■ **Data block**
══════════
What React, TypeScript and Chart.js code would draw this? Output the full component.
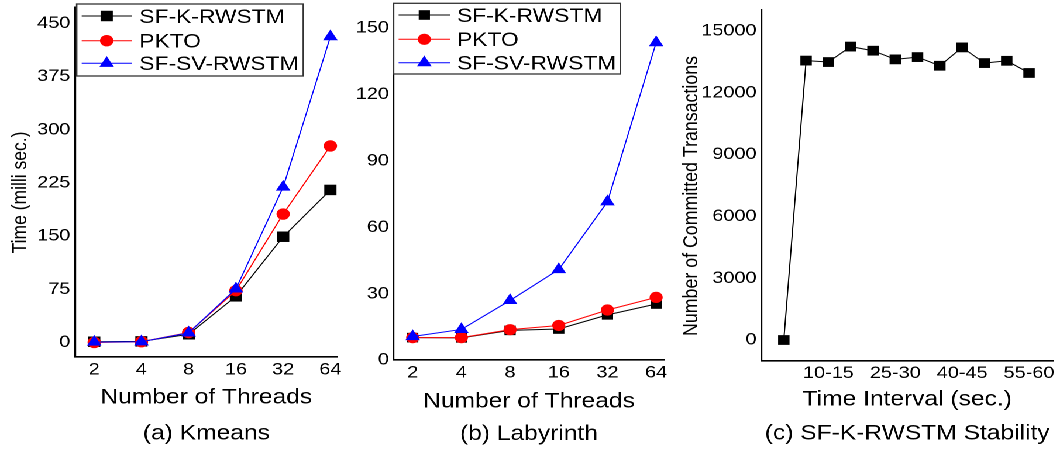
import React, { useEffect, useRef } from 'react';
import { Chart, registerables } from 'chart.js';

Chart.register(...registerables);

// ---------------- data ----------------
const threads = ['2', '4', '8', '16', '32', '64'];
const seriesNames = ['SF-K-RWSTM', 'PKTO', 'SF-SV-RWSTM'];

const kmeansSFK = [1, 1.5, 11.5, 65, 149, 215];
const kmeansPKTO = [0, 1, 14, 73, 181, 277];
const kmeansSFSV = [0.5, 1, 13.5, 75.5, 219, 431];

const labSFK = [10.1, 10, 13.4, 14, 20.4, 25.3];
const labPKTO = [10.1, 10.1, 13.7, 15.6, 22.6, 28.3];
const labSFSV = [10.6, 13.8, 26.9, 40.9, 71.5, 143.4];

const intervals = ['0-5', '5-10', '10-15', '15-20', '20-25', '25-30', '30-35', '35-40', '40-45', '45-50', '50-55', '55-60'];
const committed = [0, 13550, 13480, 14230, 14030, 13610, 13720, 13300, 14190, 13430, 13540, 12950];
const intervalTickIdx = [2, 5, 8, 11];

const kmeansTicks = [0, 75, 150, 225, 300, 375, 450];
const labTicks = [0, 30, 60, 90, 120, 150];
const stabilityTicks = [0, 3000, 6000, 9000, 12000, 15000];

// ---------------- layout ----------------
const S = 1.17; // horizontal stretch of the whole figure
const FONT = "'Liberation Sans', Arial, Helvetica, sans-serif";
const H = 452;

const COLORS = ['#000000', '#ff0000', '#0000ff'];
const STYLES = ['rect', 'circle', 'triangle'];

type Series = { name: string; values: number[]; color: string; style: string; radius: number; order: number };
type Panel = any;

const threadIdx = threads.map((_, i) => i);

const panels: Panel[] = [
  {
    L: 0, R: 346, plotL: 75, plotR: 341.7, top: 4, bottom: 356.7,
    xMin: -0.407, xMax: 5.154, yMin: -20.1, yMax: 472.3, yTicks: kmeansTicks,
    xTickIdx: threadIdx, xLabels: threads, xTickPad: 3,
    xTitle: 'Number of Threads', caption: '(a) Kmeans', titleLH: 36.3, titlePad: 0,
    yTitle: { text: 'Time (milli sec.)', x: 26.5, y: 192.5, size: 17.5 },
    legend: { box: [76.7, 4, 303.3, 76], line: [81.7, 131.7], marker: 106.7, text: 139.3, rows: [16, 40.7, 63.3], size: 19.5 },
    series: [
      { name: seriesNames[0], values: kmeansSFK, color: COLORS[0], style: STYLES[0], radius: 7.4, order: 3 },
      { name: seriesNames[1], values: kmeansPKTO, color: COLORS[1], style: STYLES[1], radius: 5.7, order: 2 },
      { name: seriesNames[2], values: kmeansSFSV, color: COLORS[2], style: STYLES[2], radius: 7.2, order: 1 },
    ] as Series[],
  },
  {
    L: 346, R: 672, plotL: 393.3, plotR: 668.3, top: 3.3, bottom: 360,
    xMin: -0.392, xMax: 5.168, yMin: 0, yMax: 159.4, yTicks: labTicks,
    xTickIdx: threadIdx, xLabels: threads, xTickPad: 2.4,
    xTitle: 'Number of Threads', caption: '(b) Labyrinth', titleLH: 32.2, titlePad: 1.9,
    yTitle: null,
    legend: { box: [393.3, 3.3, 620, 74], line: [398.3, 450], marker: 424, text: 456.7, rows: [15, 39.3, 62.7], size: 19.5 },
    series: [
      { name: seriesNames[0], values: labSFK, color: COLORS[0], style: STYLES[0], radius: 6.8, order: 3 },
      { name: seriesNames[1], values: labPKTO, color: COLORS[1], style: STYLES[1], radius: 5.6, order: 2 },
      { name: seriesNames[2], values: labSFSV, color: COLORS[2], style: STYLES[2], radius: 7.2, order: 1 },
    ] as Series[],
  },
  {
    L: 672, R: 1062, plotL: 761.7, plotR: 1055, top: 10, bottom: 361,
    xMin: -1.01, xMax: 12.08, yMin: -1018, yMax: 16004, yTicks: stabilityTicks,
    xTickIdx: intervalTickIdx, xLabels: intervals, xTickPad: 2.1,
    xTitle: 'Time Interval (sec.)', caption: '(c) SF-K-RWSTM Stability', titleLH: 33.8, titlePad: 1.6,
    yTitle: { text: 'Number of Committed Transactions', x: 697.5, y: 196, size: 17.8 },
    legend: null,
    series: [
      { name: seriesNames[0], values: committed, color: COLORS[0], style: STYLES[0], radius: 6.9, order: 1 },
    ] as Series[],
  },
];

// ---------------- plugin: legend box + rotated y title ----------------
function drawMarker(ctx: CanvasRenderingContext2D, style: string, x: number, y: number, r: number) {
  ctx.beginPath();
  if (style === 'rect') {
    const s = r * Math.SQRT1_2;
    ctx.rect(x - s, y - s, 2 * s, 2 * s);
  } else if (style === 'circle') {
    ctx.arc(x, y, r, 0, Math.PI * 2);
  } else {
    ctx.moveTo(x, y - r);
    ctx.lineTo(x + 0.866 * r, y + 0.5 * r);
    ctx.lineTo(x - 0.866 * r, y + 0.5 * r);
    ctx.closePath();
  }
  ctx.fill();
}

const decorPlugin = {
  id: 'decor',
  afterDraw(chart: any, _args: any, opts: any) {
    const ctx: CanvasRenderingContext2D = chart.ctx;
    const yt = opts.yTitle;
    if (yt && yt.text) {
      ctx.save();
      ctx.translate(yt.x, yt.y);
      ctx.rotate(-Math.PI / 2);
      ctx.font = `${yt.size}px ${FONT}`;
      ctx.fillStyle = '#000';
      ctx.textAlign = 'center';
      ctx.textBaseline = 'alphabetic';
      ctx.fillText(yt.text, 0, 0);
      ctx.restore();
    }
    const lg = opts.legend;
    if (lg && lg.box) {
      ctx.save();
      const [x1, y1, x2, y2] = lg.box;
      ctx.fillStyle = '#ffffff';
      ctx.fillRect(x1, y1, x2 - x1, y2 - y1);
      ctx.strokeStyle = '#333333';
      ctx.lineWidth = 1.3;
      ctx.strokeRect(x1, y1, x2 - x1, y2 - y1);
      chart.data.datasets.forEach((ds: any, i: number) => {
        const y = lg.rows[i];
        ctx.strokeStyle = ds.borderColor;
        ctx.lineWidth = 1;
        ctx.beginPath();
        ctx.moveTo(lg.line[0], y);
        ctx.lineTo(lg.line[1], y);
        ctx.stroke();
        ctx.fillStyle = ds.borderColor;
        drawMarker(ctx, ds.pointStyle, lg.marker, y, ds.pointRadius);
        ctx.fillStyle = '#000';
        ctx.font = `${lg.size}px ${FONT}`;
        ctx.textAlign = 'left';
        ctx.textBaseline = 'middle';
        ctx.fillText(ds.label, lg.text, y + 1.5);
      });
      ctx.restore();
    }
  },
};

// ---------------- config ----------------
function makeConfig(p: Panel): any {
  const yW = (p.plotL - p.L) / S;
  const padR = (p.R - p.plotR) / S;
  const xH = H - p.bottom;
  const ix = (x: number) => (x - p.L) / S;
  return {
    type: 'line',
    data: {
      datasets: p.series.map((s: Series) => ({
        label: s.name,
        data: s.values.map((v, i) => ({ x: i, y: v })),
        borderColor: s.color,
        backgroundColor: s.color,
        pointBackgroundColor: s.color,
        pointBorderColor: s.color,
        borderWidth: 1,
        pointBorderWidth: 0,
        pointStyle: s.style,
        pointRadius: s.radius,
        pointHoverRadius: s.radius,
        tension: 0,
        order: s.order,
        clip: false,
      })),
    },
    options: {
      responsive: false,
      maintainAspectRatio: false,
      animation: false,
      devicePixelRatio: 2,
      events: [],
      layout: { padding: { left: 0, right: padR, top: p.top, bottom: 0 } },
      plugins: {
        legend: { display: false },
        tooltip: { enabled: false },
        decor: {
          yTitle: p.yTitle ? { text: p.yTitle.text, x: ix(p.yTitle.x), y: p.yTitle.y, size: p.yTitle.size } : null,
          legend: p.legend
            ? {
                box: [ix(p.legend.box[0]), p.legend.box[1], ix(p.legend.box[2]), p.legend.box[3]],
                line: [ix(p.legend.line[0]), ix(p.legend.line[1])],
                marker: ix(p.legend.marker),
                text: ix(p.legend.text),
                rows: p.legend.rows,
                size: p.legend.size,
              }
            : null,
        },
      },
      scales: {
        x: {
          type: 'linear',
          position: 'bottom',
          min: p.xMin,
          max: p.xMax,
          afterFit: (s: any) => {
            s.height = xH;
            s.paddingLeft = 0;
            s.paddingRight = 0;
          },
          afterBuildTicks: (s: any) => {
            s.ticks = p.xTickIdx.map((v: number) => ({ value: v }));
          },
          ticks: {
            callback: (v: any) => p.xLabels[Math.round(v)] ?? '',
            font: { family: FONT, size: 17 },
            color: '#000',
            padding: p.xTickPad,
            maxRotation: 0,
            minRotation: 0,
            autoSkip: false,
          },
          grid: { display: false, drawTicks: false },
          border: { display: true, color: '#000', width: 1.6 },
          title: {
            display: true,
            text: [p.xTitle, p.caption],
            font: { family: FONT, size: 21, lineHeight: `${p.titleLH}px` },
            color: '#000',
            padding: { top: 0, bottom: p.titlePad },
          },
        },
        y: {
          type: 'linear',
          position: 'left',
          min: p.yMin,
          max: p.yMax,
          afterFit: (s: any) => {
            s.width = yW;
            s.paddingTop = 0;
            s.paddingBottom = 0;
          },
          afterBuildTicks: (s: any) => {
            s.ticks = p.yTicks.map((v: number) => ({ value: v }));
          },
          ticks: {
            callback: (v: any) => String(v),
            font: { family: FONT, size: 17 },
            color: '#000',
            padding: 4,
            autoSkip: false,
          },
          grid: { display: false, drawTicks: false },
          border: { display: true, color: '#000', width: 1.6 },
          title: { display: false },
        },
      },
    },
    plugins: [decorPlugin],
  };
}

function ChartPanel({ panel }: { panel: Panel }) {
  const ref = useRef<HTMLCanvasElement>(null);
  const w = Math.round((panel.R - panel.L) / S);
  useEffect(() => {
    const c = ref.current;
    if (!c) return;
    c.width = w;
    c.height = H;
    const chart = new Chart(c, makeConfig(panel));
    return () => chart.destroy();
  }, []);
  return (
    <canvas
      ref={ref}
      width={w}
      height={H}
      style={{ position: 'absolute', left: `${panel.L / S}px`, top: 0, width: `${w}px`, height: `${H}px` }}
    />
  );
}

export default function App() {
  const wInt = 1062 / S;
  return (
    <div style={{ position: 'fixed', left: 0, top: 0, width: 1062, height: H, background: '#fff', overflow: 'hidden' }}>
      <div
        style={{
          position: 'absolute',
          left: 0,
          top: 0,
          width: `${wInt}px`,
          height: `${H}px`,
          transform: `scale(${S}, 1)`,
          transformOrigin: '0 0',
        }}
      >
        {panels.map((p, i) => (
          <ChartPanel key={i} panel={p} />
        ))}
      </div>
    </div>
  );
}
══════════
Write out nothing but the lines from the start of the data through the line with "const kmeansSFSV = [0.5, 1, 13.5, 75.5, 219, 431];". Leave out the pictures.

What React, TypeScript and Chart.js code would draw this? Output the full component.
import React, { useEffect, useRef } from 'react';
import { Chart, registerables } from 'chart.js';

Chart.register(...registerables);

// ---------------- data ----------------
const threads = ['2', '4', '8', '16', '32', '64'];
const seriesNames = ['SF-K-RWSTM', 'PKTO', 'SF-SV-RWSTM'];

const kmeansSFK = [1, 1.5, 11.5, 65, 149, 215];
const kmeansPKTO = [0, 1, 14, 73, 181, 277];
const kmeansSFSV = [0.5, 1, 13.5, 75.5, 219, 431];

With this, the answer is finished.